Vietnam's Casino Dreams: Gambling Paradise?
Posted by: Frederik Balfour on April 22, 2009
Mao Zedong always described China and Vietnam as being as close as “lips and teeth”, so it’s no surprise that Vietnamese Prime Minister Nguyen Tan Dung put in an appearance over the weekend at the Boao Forum on Hainan Island. I’m not sure how much was actually accomplished at the meeting, which is China’s answer to the World Economic Forum held at Davos each year, though you can read what my colleague Dexter Roberts has to say about it in his blog.
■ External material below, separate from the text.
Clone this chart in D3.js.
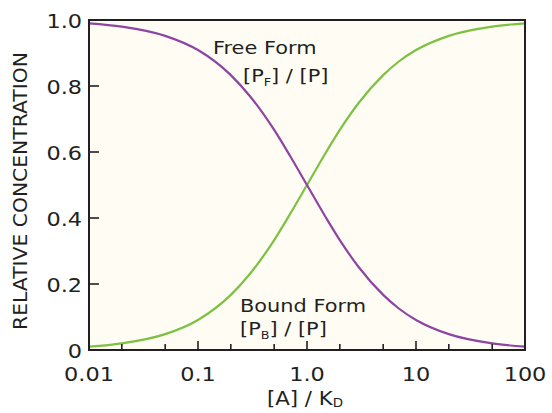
<!DOCTYPE html>
<html>
<head>
<meta charset="utf-8">
<script src="https://cdn.jsdelivr.net/npm/d3@7"></script>
<style>
html,body{margin:0;padding:0;background:#ffffff;}
svg{display:block;}
text{font-family:"DejaVu Sans",sans-serif;fill:#231f20;}
</style>
</head>
<body>
<svg id="chart" width="552" height="413"></svg>
<script>
// Data
const ratio = [0.01, 0.02, 0.05, 0.1, 0.2, 0.3, 0.5, 0.7, 1.0, 1.5, 2, 3, 5, 7, 10, 20, 50, 100];
const freeForm = [0.99, 0.98, 0.952, 0.909, 0.833, 0.769, 0.667, 0.588, 0.5, 0.4, 0.333, 0.25, 0.167, 0.125, 0.091, 0.048, 0.02, 0.01];
const boundForm = [0.01, 0.02, 0.048, 0.091, 0.167, 0.231, 0.333, 0.412, 0.5, 0.6, 0.667, 0.75, 0.833, 0.875, 0.909, 0.952, 0.98, 0.99];
const xMajorTicks = [0.01, 0.1, 1, 10, 100];
const xMajorLabels = ["0.01", "0.1", "1.0", "10", "100"];
const xMinorTicks = [0.02, 0.05, 0.2, 0.5, 2, 5, 20, 50];
const yTicks = [0, 0.2, 0.4, 0.6, 0.8, 1.0];
const yLabels = ["0", "0.2", "0.4", "0.6", "0.8", "1.0"];

const svg = d3.select("#chart");
const L = 89, R = 525, T = 20, B = 350;
const x = d3.scaleLog().domain([0.01, 100]).range([L, R]);
const y = d3.scaleLinear().domain([0, 1]).range([B, T]);

// plot background
svg.append("rect").attr("x", L).attr("y", T).attr("width", R - L).attr("height", B - T)
  .attr("fill", "#fffdf3");

// curves
const line = d3.line().x(d => x(d[0])).y(d => y(d[1])).curve(d3.curveMonotoneX);
svg.append("path").datum(ratio.map((r, i) => [r, boundForm[i]]))
  .attr("d", line).attr("fill", "none").attr("stroke", "#7cc142").attr("stroke-width", 2.2);
svg.append("path").datum(ratio.map((r, i) => [r, freeForm[i]]))
  .attr("d", line).attr("fill", "none").attr("stroke", "#8e44a3").attr("stroke-width", 2.2);

// ticks (inward)
const ax = svg.append("g").attr("stroke", "#231f20").attr("stroke-width", 1.6);
ax.selectAll(".xmaj").data(xMajorTicks.slice(1, -1)).join("line")
  .attr("x1", d => x(d)).attr("x2", d => x(d)).attr("y1", B).attr("y2", B - 9);
ax.selectAll(".xmin").data(xMinorTicks).join("line")
  .attr("x1", d => x(d)).attr("x2", d => x(d)).attr("y1", B).attr("y2", B - 6);
ax.selectAll(".ymaj").data(yTicks.slice(1, -1)).join("line")
  .attr("x1", L).attr("x2", L + 10).attr("y1", d => y(d)).attr("y2", d => y(d));

// frame
svg.append("rect").attr("x", L).attr("y", T).attr("width", R - L).attr("height", B - T)
  .attr("fill", "none").attr("stroke", "#231f20").attr("stroke-width", 2);

// tick labels (wide lettering)
const SX = 1.12;
svg.selectAll(".xl").data(xMajorTicks).join("text")
  .attr("transform", d => `translate(${x(d)},381) scale(${SX},1)`).attr("text-anchor", "middle")
  .attr("font-size", 20).text((d, i) => xMajorLabels[i]);
svg.selectAll(".yl").data(yTicks).join("text")
  .attr("transform", d => `translate(82,${y(d) + 8}) scale(${SX},1)`).attr("text-anchor", "end")
  .attr("font-size", 20).text((d, i) => yLabels[i]);

// axis titles
svg.append("text").attr("transform", "translate(27,191) rotate(-90) scale(1.07,1)")
  .attr("text-anchor", "middle").attr("font-size", 19).text("RELATIVE CONCENTRATION");
const xt = svg.append("text").attr("transform", `translate(305,405) scale(${SX},1)`)
  .attr("text-anchor", "middle").attr("font-size", 19);
xt.append("tspan").text("[A] / K");
xt.append("tspan").attr("font-size", 12).attr("dy", 2).text("D");

// annotations
const AS = 1.16;
svg.append("text").attr("transform", `translate(213,54) scale(${AS},1)`).attr("font-size", 18).text("Free Form");
const f2 = svg.append("text").attr("transform", `translate(243,82) scale(${AS},1)`).attr("font-size", 18);
f2.append("tspan").text("[P");
f2.append("tspan").attr("font-size", 11).attr("dy", 4).text("F");
f2.append("tspan").attr("dy", -4).text("] / [P]");

svg.append("text").attr("transform", `translate(240,312) scale(${AS},1)`).attr("font-size", 18).text("Bound Form");
const b2 = svg.append("text").attr("transform", `translate(240,335) scale(${AS},1)`).attr("font-size", 18);
b2.append("tspan").text("[P");
b2.append("tspan").attr("font-size", 11).attr("dy", 4).text("B");
b2.append("tspan").attr("dy", -4).text("] / [P]");
</script>
</body>
</html>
But at least the leaders didn’t have to be evacuated by helicopter the way they were at the ASEAN summit in Phuket, Thailand where protestors shut the meeting down a week earlier.
But what many readers may find puzzling is why the PM chose to make a pit stop in Macao, hardly a big player on the global stage. According to the official Vietnam News Agency, Dung “pledged to work to promote friendship and cooperation between both parties in the future,” which is what Vietnamese leaders always say during state visits, especially when nothing substantive is achieved. No matter how you slice it, the economic relationship between Vietnam and Macao is negligible—just $35 million in two-way trade, mostly tourism. My bet is that it was mostly one-way traffic by gimlet-eyed Vietnamese gamblers to Macao.
But you can bet the Prime Minister must have marveled at all of Macao’s spanking new casinos, even if he didn’t get a chance to visit one. In fact, Vietnam has gaming ambitions of its own. At a Vietnam Investor Conference in Hong Kong the day before Dung’s visit to Macao on Tuesday I ran into a Vietnamese businessman from a company called Sovico, who was carrying around a map of Phu Quoc Island. This sleepy isle located off the western coast of Vietnam is a one-hour turbo prop plane ride from Ho Chi Minh City, and is famous for its pungent fish sauce called nuoc mam. He was rattling the cup in hopes of raising $4 billion [the minimum investment required to get a gaming license in Vietnam] for a resort on the sleepy island. He was also meeting up with executives of MGM Mirage in Macao the next day. He seemed undaunted by the enormous financial challenges facing debt-saddled MGM, noting he was only seeking a management deal with them.
I doubt the Phu Quoc casino will ever see the light of day. Four billion is a huge price tag, larger than the single biggest investment in Vietnam to date, [in computer chips, not casino chips] $1 billion being spent by Intel to build a semiconductor test and assembly plant. It’s also a couple of billion more than Sheldon Adelson has spent in Macao so far, where he seems to have overextended himself to a precarious level. There’s the problem of access. Phu Quoc doesn’t have an international airport yet, though it should have one by 2010. But total visitors to Vietnam are about 4.5 million per year. Assuming 10% make it to Phu Quoc, that’s only 450,000 people a year, hardly enough to sustain anything but the humblest of betting joints. Although Vietnam does have three casinos already including one belonging to Stanley Ho of Macao, these modest centers are off-limits to locals and only see a handful of gamblers each night.
But hey, the Phu Quoc businessman isn’t the only one living in la-la land. According to Canadian newspaper the Globe and Mail, former Canadian Prime Minister Jean Chrétien is backing a competing casino project in Vietnam called Ho Tram. But the way things are going for casino operators in Macao and Vegas these days, it looks like the chips are heavily stacked against both schemes in Vietnam.